Further details of the nature of these assumptions and conditions may

be found in the relevant notes to the financial statements, in particular,

Note 2: Summary of significant accounting policies, Note 7: Investment

properties and Note 19: Fair value of financial assets and liabilities.

Actual results may differ from these estimates under different

assumptions and conditions and may materially affect the Trust’s

financial results or the financial position in future periods.

NOTE 2

SUMMARY OF SIGNIFICANT ACCOUNTING

POLICIES

(a) Investment properties

The Trust’s investment properties include shopping centre investments

and development projects.

i) Shopping centre investment

The Trust’s shopping centre investment comprises of freehold and

leasehold land, buildings and leasehold improvements.

Land and buildings are considered as having the function of an

investment and therefore are regarded as a composite asset, the

overall value of which is influenced by many factors, the most

prominent being income yield, rather than by the diminution in value of

the building content due to effluxion of time. Accordingly, the buildings

and all components thereof, including integral plant and equipment, are

not depreciated.

Initially, the shopping centre investment is measured at cost including

transaction costs. Subsequent to initial recognition, the Trust’s

shopping centre investment is stated at fair value.
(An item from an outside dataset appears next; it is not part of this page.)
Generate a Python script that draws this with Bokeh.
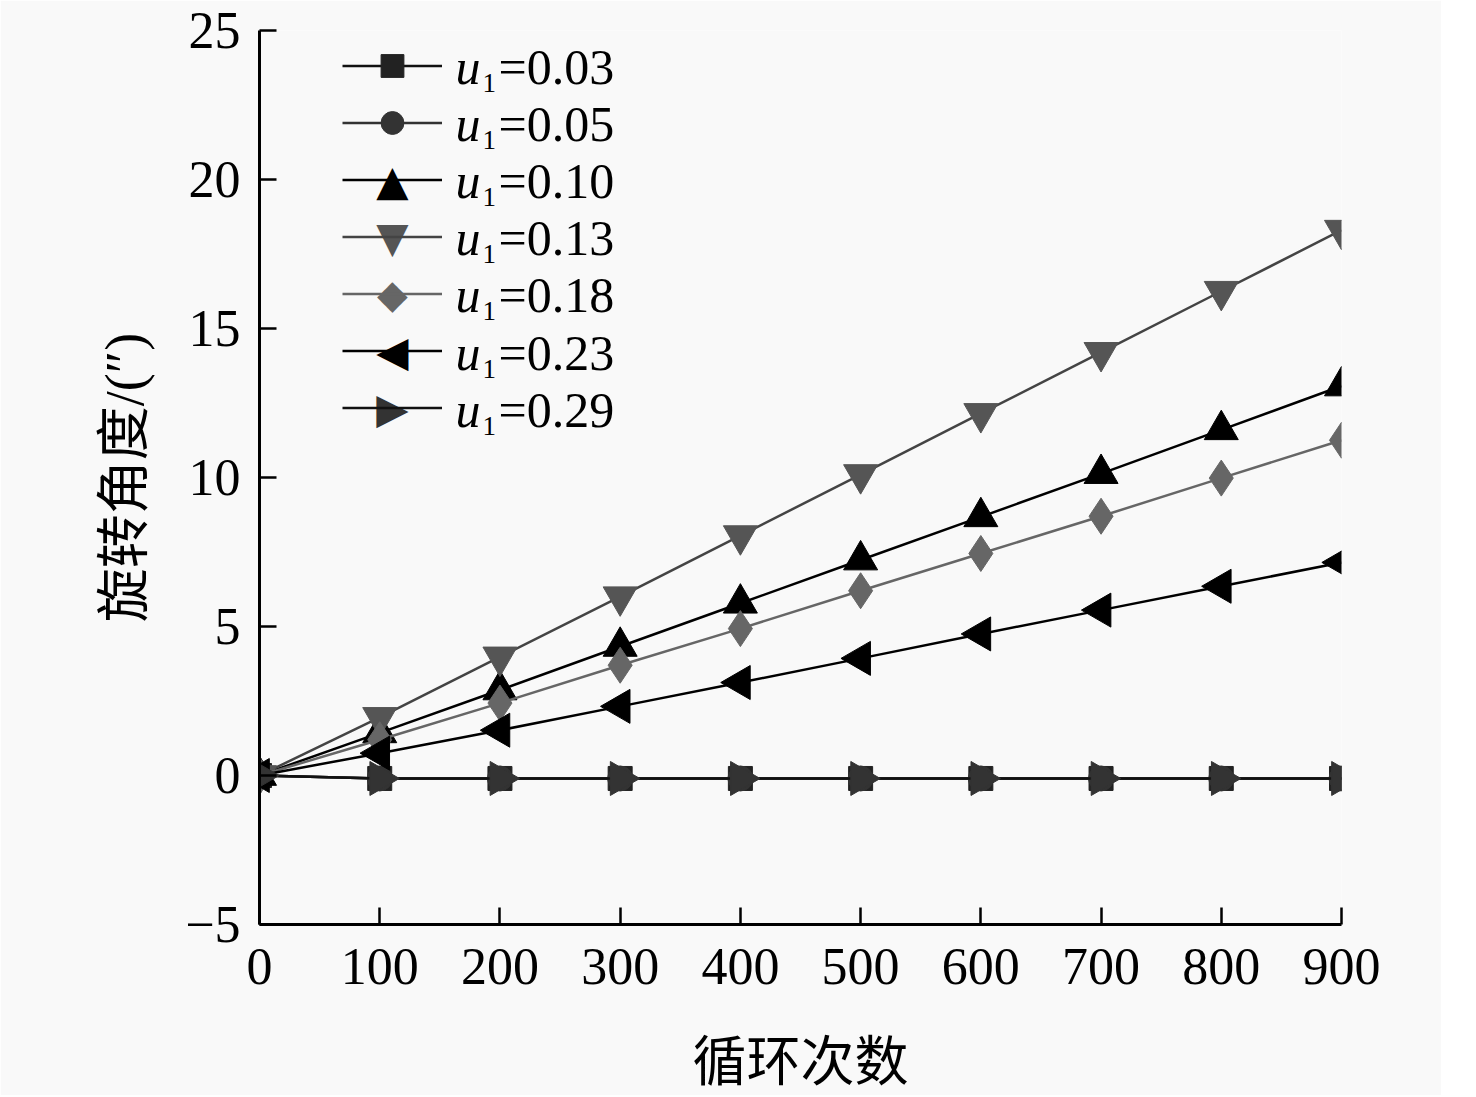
import math
from bokeh.plotting import figure
from bokeh.models import FixedTicker, Legend, LegendItem, Label
from bokeh.embed import file_html
from bokeh.resources import INLINE

# ---- data ----
cycles = [0, 100, 200, 300, 400, 500, 600, 700, 800, 900]
u_labels = ["0.03", "0.05", "0.10", "0.13", "0.18", "0.23", "0.29"]
s003 = [0, -0.1, -0.1, -0.1, -0.1, -0.1, -0.1, -0.1, -0.1, -0.1]
s005 = [0, -0.1, -0.1, -0.1, -0.1, -0.1, -0.1, -0.1, -0.1, -0.1]
s010 = [0, 1.43, 2.87, 4.33, 5.78, 7.23, 8.68, 10.13, 11.6, 13.07]
s013 = [0, 1.95, 3.98, 6.0, 8.05, 10.1, 12.15, 14.2, 16.25, 18.3]
s018 = [0, 1.2, 2.43, 3.7, 4.93, 6.2, 7.45, 8.7, 9.98, 11.25]
s023 = [0, 0.75, 1.52, 2.32, 3.12, 3.93, 4.75, 5.55, 6.35, 7.15]
s029 = [0, -0.1, -0.1, -0.1, -0.1, -0.1, -0.1, -0.1, -0.1, -0.1]
x_ticks = [0, 100, 200, 300, 400, 500, 600, 700, 800, 900]
y_ticks = [-5, 0, 5, 10, 15, 20, 25]
x_title = "循环次数"
y_title = "旋转角度/(″)"

series = [s003, s005, s010, s013, s018, s023, s029]
# sym: legend symbol drawn as text (None -> Bokeh's own legend marker)
styles = [
    dict(marker="square", line="#111111", fill="#222222", size=24, angle=0.0, sym=None, fs=42),
    dict(marker="circle", line="#333333", fill="#333333", size=25, angle=0.0, sym=None, fs=42),
    dict(marker="triangle", line="#000000", fill="#000000", size=34, angle=0.0, sym="\u25B2", fs=42),
    dict(marker="inverted_triangle", line="#444444", fill="#555555", size=34, angle=0.0, sym="\u25BC", fs=42),
    dict(marker="diamond", line="#666666", fill="#666666", size=36, angle=0.0, sym="\u25C6", fs=40),
    dict(marker="triangle", line="#000000", fill="#000000", size=34, angle=math.pi / 2, sym="\u25C0", fs=42),
    dict(marker="triangle", line="#111111", fill="#333333", size=34, angle=-math.pi / 2, sym="\u25B6", fs=42),
]

BG = "#f9f9f9"
SERIF = "'Liberation Serif', 'Noto Sans CJK SC'"

p = figure(
    frame_width=1082, frame_height=894,
    min_border_left=259, min_border_top=30, min_border_right=100, min_border_bottom=160,
    x_range=(0, 900), y_range=(-5, 25),
    output_backend="svg", toolbar_location=None,
    background_fill_color=BG, border_fill_color=BG,
)
p.outline_line_color = None
p.grid.visible = False

for ax in (p.xaxis[0], p.yaxis[0]):
    ax.axis_line_width = 3
    ax.axis_line_color = "#000000"
    ax.major_tick_in = 17
    ax.major_tick_out = 0
    ax.major_tick_line_width = 2.5
    ax.minor_tick_line_color = None
    ax.major_label_text_font = SERIF
    ax.major_label_text_font_size = "52px"
    ax.major_label_text_color = "#000000"
    ax.axis_label_text_font = SERIF
    ax.axis_label_text_font_size = "54px"
    ax.axis_label_text_font_style = "normal"
    ax.axis_label_text_color = "#000000"

p.xaxis[0].ticker = FixedTicker(ticks=x_ticks)
p.yaxis[0].ticker = FixedTicker(ticks=y_ticks)
p.yaxis[0].major_label_overrides = {t: ("\u2212" + str(-t) if t < 0 else str(t)) for t in y_ticks}
p.xaxis[0].major_label_standoff = 24
p.yaxis[0].major_label_standoff = 19
p.xaxis[0].axis_label = x_title
p.yaxis[0].axis_label = y_title
p.xaxis[0].axis_label_standoff = 46
p.yaxis[0].axis_label_standoff = 27

LEG_BOTTOM = 488
ROW = 57
n = len(series)
items = []
for i, (ys, st) in enumerate(zip(series, styles)):
    lr = p.line(cycles, ys, line_color=st["line"], line_width=2.5)
    sr = p.scatter(cycles, ys, marker=st["marker"], size=st["size"], angle=st["angle"],
                   fill_color=st["fill"], line_color=st["fill"], line_width=1)
    if st["sym"] is None:
        items.append(LegendItem(label=" ", renderers=[lr, sr]))
    else:
        items.append(LegendItem(label=" ", renderers=[lr]))
        cy = LEG_BOTTOM + (n - i - 0.5) * ROW
        p.add_layout(Label(x=83 + 50, y=cy, x_units="screen", y_units="screen", text=st["sym"],
                           text_font="DejaVu Sans", text_font_size=f"{st['fs']}px",
                           text_align="center", text_baseline="middle",
                           text_color=st["fill"]))

legend = Legend(items=items, location=(83, LEG_BOTTOM), orientation="vertical",
                glyph_width=100, glyph_height=ROW, label_height=ROW, label_width=1,
                spacing=0, padding=0, margin=0, label_standoff=0,
                label_text_font_size="10px",
                border_line_color=None, background_fill_alpha=0)
p.add_layout(legend, "center")

row_h = 57.2
for i, lab in enumerate(u_labels):
    base = 858 - i * row_h
    p.add_layout(Label(x=196, y=base, x_units="screen", y_units="screen", text="u",
                       text_font=SERIF, text_font_style="italic", text_font_size="50px",
                       text_baseline="alphabetic", text_color="#000000"))
    p.add_layout(Label(x=223, y=base - 16, x_units="screen", y_units="screen", text="1",
                       text_font=SERIF, text_font_size="27px",
                       text_baseline="alphabetic", text_color="#000000"))
    p.add_layout(Label(x=239, y=base, x_units="screen", y_units="screen", text="=" + lab,
                       text_font=SERIF, text_font_size="50px",
                       text_baseline="alphabetic", text_color="#000000"))

open("out.html", "w").write(file_html(p, INLINE))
Gains and losses

arising from changes in the fair value of its shopping centre investment

are included in the statement of comprehensive income in the year in

which they arise. Any gains or losses on the sale of a shopping centre

investment are recognised in the statement of comprehensive income

in the year of sale. The shopping centre investment carrying amount

includes components relating to lease incentives, leasing costs and

receivables on rental income that have been recorded on a straight line

basis.

At each reporting date, the carrying value of the shopping centre

investment is assessed by the Directors and where the carrying value

differs materially from the Directors’ assessment of fair value, an

adjustment to the carrying value is recorded as appropriate.